The implications of the L.A. Live model for the future of the city are broader than they might appear. It's not simply that AEG has given Los Angeles another outdoor mall, in this case a good deal bigger and flashier than the average one. When we trap the energy of an urban crowd inside this sort of self-contained world, and when we allow developers and their architects to heighten the differences between that world and the streets around it so dramatically, we help keep the rest of our blocks underused and, as pieces of the city, undernourished.

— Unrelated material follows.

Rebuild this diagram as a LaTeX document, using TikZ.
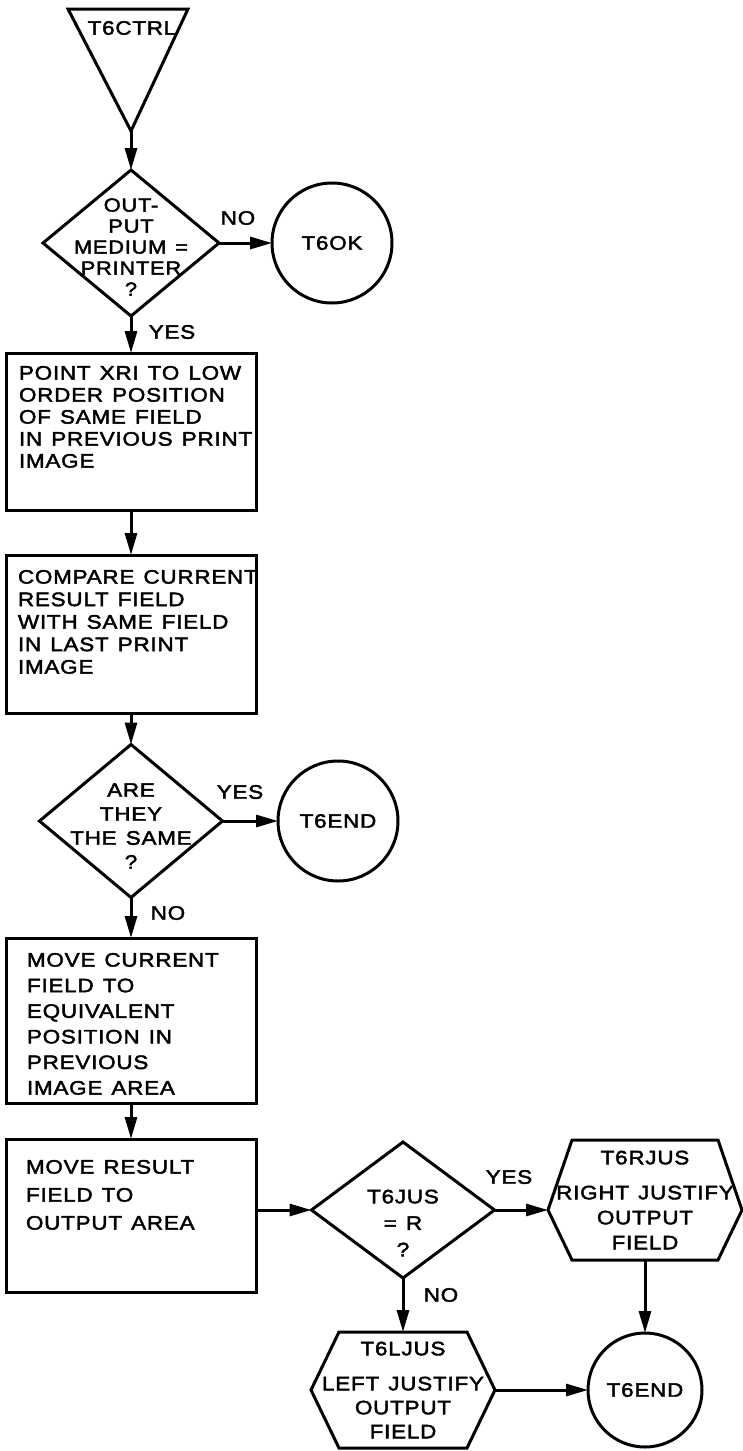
\documentclass[tikz,border=0pt]{standalone}
\usepackage{fontspec}
\newfontfamily\lettering[FakeStretch=1.15,LetterSpace=4,FakeBold=2.2,WordSpace=1.3]{Liberation Sans}
\usetikzlibrary{arrows.meta,shapes.geometric,calc}
\begin{document}
\begin{tikzpicture}[x=1pt,y=-1pt,
  line width=3pt,
  every node/.style={inner sep=0pt,outer sep=0pt},
  txt/.style={font=\lettering\fontsize{19.5}{22}\selectfont},
  flow/.style={-{Triangle[length=22pt,width=12pt]}},
  box/.style={draw,rectangle,minimum width=250pt},
  dec/.style={draw,diamond},
  circ/.style={draw,circle,txt},
  hexa/.style={txt,align=center},
]
\path[use as bounding box] (0,0) rectangle (743,1451);

% entry triangle
\coordinate (tl) at (68,9);
\coordinate (tr) at (188,9);
\coordinate (tri) at (131,131);
\draw[line join=miter] (tl) -- (tr) -- (tri) -- cycle;
\node[txt] (t6ctrl) at (132,28) {T6CTRL};

% decision 1
\node[dec, minimum width=176pt, minimum height=146pt] (d1) at (131,243) {};
\node[txt, align=center, font=\lettering\fontsize{19}{21}\selectfont] (d1t) at (131,247) {OUT-\\PUT\\MEDIUM\ =\\PRINTER\\?};
\node[circ, minimum size=120pt] (ok) at (332,243) {T6OK};
\node[txt] (no1) at (238,218) {NO};
\node[txt] (yes1) at (172,332) {YES};

% box 1
\node[box, minimum height=157pt] (b1) at (131,431.5) {};
\node[txt, align=left, anchor=north west] (b1t) at (19,366) {POINT XRI TO LOW\\ORDER POSITION\\OF SAME FIELD\\IN PREVIOUS PRINT\\IMAGE};

% box 2
\node[box, minimum height=158pt] (b2) at (131,634) {};
\node[txt, align=left, anchor=north west, font=\lettering\fontsize{19.5}{22.5}\selectfont] (b2t) at (18,570) {COMPARE CURRENT\\RESULT FIELD\\WITH SAME FIELD\\IN LAST PRINT\\IMAGE};

% decision 2
\node[dec, minimum width=183pt, minimum height=153pt] (d2) at (131,821) {};
\node[txt, align=center, font=\lettering\fontsize{19.5}{24}\selectfont] (d2t) at (131,826) {ARE\\THEY\\THE SAME\\?};
\node[circ, minimum size=120pt] (end1) at (338,821) {T6END};
\node[txt] (yes2) at (240,792) {YES};
\node[txt] (no2) at (168,913) {NO};

% box 3
\node[box, minimum height=165pt] (b3) at (131,1020.5) {};
\node[txt, align=left, anchor=north west, font=\lettering\fontsize{19.5}{25.6}\selectfont] (b3t) at (27,953) {MOVE CURRENT\\FIELD TO\\EQUIVALENT\\POSITION IN\\PREVIOUS\\IMAGE AREA};

% box 4
\node[box, minimum height=153pt] (b4) at (131,1215.5) {};
\node[txt, align=left, anchor=north west, font=\lettering\fontsize{19.5}{28}\selectfont] (b4t) at (26,1160) {MOVE RESULT\\FIELD TO\\OUTPUT AREA};

% decision 3
\node[dec, minimum width=183pt, minimum height=136pt] (d3) at (403,1210) {};
\node[txt, align=center, font=\lettering\fontsize{19.5}{26.5}\selectfont] (d3t) at (403,1223) {T6JUS\\= R\\?};
\node[txt] (yes3) at (509,1177) {YES};
\node[txt] (no3) at (441,1295) {NO};

% hexagon right
\node[hexa, font=\lettering\fontsize{19.5}{25}\selectfont, minimum width=194pt, minimum height=120pt] (hexR) at (645,1200) {T6RJUS\\[10pt]RIGHT JUSTIFY\\OUTPUT\\FIELD};
\coordinate (hRw) at (hexR.west |- d3.east);
\coordinate (hRe) at (hexR.east |- d3.east);
\draw[line join=miter] (hRw) -- ($(hexR.north west)+(24,0)$) -- ($(hexR.north east)+(-24,0)$) -- (hRe) -- ($(hexR.south east)+(-24,0)$) -- ($(hexR.south west)+(24,0)$) -- cycle;

% hexagon left
\node[hexa, font=\lettering\fontsize{19.5}{24}\selectfont, minimum width=184pt, minimum height=116pt] (hexL) at (403,1390) {T6LJUS\\[11pt]LEFT JUSTIFY\\OUTPUT\\FIELD};
\draw[line join=miter] (hexL.west) -- ($(hexL.north west)+(28,0)$) -- ($(hexL.north east)+(-28,0)$) -- (hexL.east) -- ($(hexL.south east)+(-28,0)$) -- ($(hexL.south west)+(28,0)$) -- cycle;

\node[circ, minimum size=114pt] (end2) at (645,1390) {T6END};

% connectors
\draw[flow] (tri) -- (d1.north);
\draw[flow] (d1.east) -- (ok.west);
\draw[flow] (d1.south) -- (b1.north);
\draw[flow] (b1.south) -- (b2.north);
\draw[flow] (b2.south) -- (d2.north);
\draw[flow] (d2.east) -- (end1.west);
\draw[flow] (d2.south) -- (b3.north);
\draw[flow] (b3.south) -- (b4.north);
\draw[flow] (b4.east |- d3.west) -- (d3.west);
\draw[flow] (d3.east) -- (hRw);
\draw[flow] (d3.south) -- (hexL.north);
\draw[flow] (hexR.south) -- (end2.north);
\draw[flow] (hexL.east) -- (end2.west);
\end{tikzpicture}
\end{document}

For decades, we have largely built the city with a kind of all-or-nothing zeal, pouring money and architecture into stand-alone projects of increasingly massive scale and failing to coax developers to knit them into their neighborhoods with any real care.
For cities, the benefit of a gargantuan new development is not only the boost it gives to the tax base but also, in urban terms, its spillover effect -- energy and people flowing into the surrounding area. The entirety of the AEG development downtown -- Staples plus L.A. Live -- is designed like an airtight cruise ship, turning not a welcoming face but the architectural equivalent of a massive hull to the neighbors. Its spillover effect may be measured not in gallons but in drops.
The design of the second phase makes a number of feints in the direction of engaged, thoughtful urbanism. It has a broad open walkway between its plaza and Figueroa Street that the architects, somewhat optimistically, call a "paseo." It will have tables spilling out onto the sidewalk on Olympic Boulevard. But these gestures are overwhelmed by the larger urban stance of L.A. Live, which now seems destined to become a hermetic, inward-looking and car-centric development in the classic Southern California tradition.
In its first phase, L.A. Live unveiled a large plaza, covering nearly 2 acres, across Chick Hearn Court from Staples Center and at the foot of the Nokia Theater. The plaza was designed by L.A.'s Rios Clementi Hale Studios, the theater by a Berkeley firm, ELS. Phase two buildings have now enclosed this plaza, essentially completing it as an outdoor room.
I have written before about how the plaza, which sits entirely on property owned by the developer, creates an impressive stage-set version of a public square. The problem is not just that the space is primarily aimed at visitors to L.A. Live's concerts and restaurants rather than local apartment- and condo-dwellers; it is that it actively discourages any of the activities we traditionally associate with the use of collective space in a city: talking, reading, sitting under a tree, even pausing with a friend for a cup of coffee.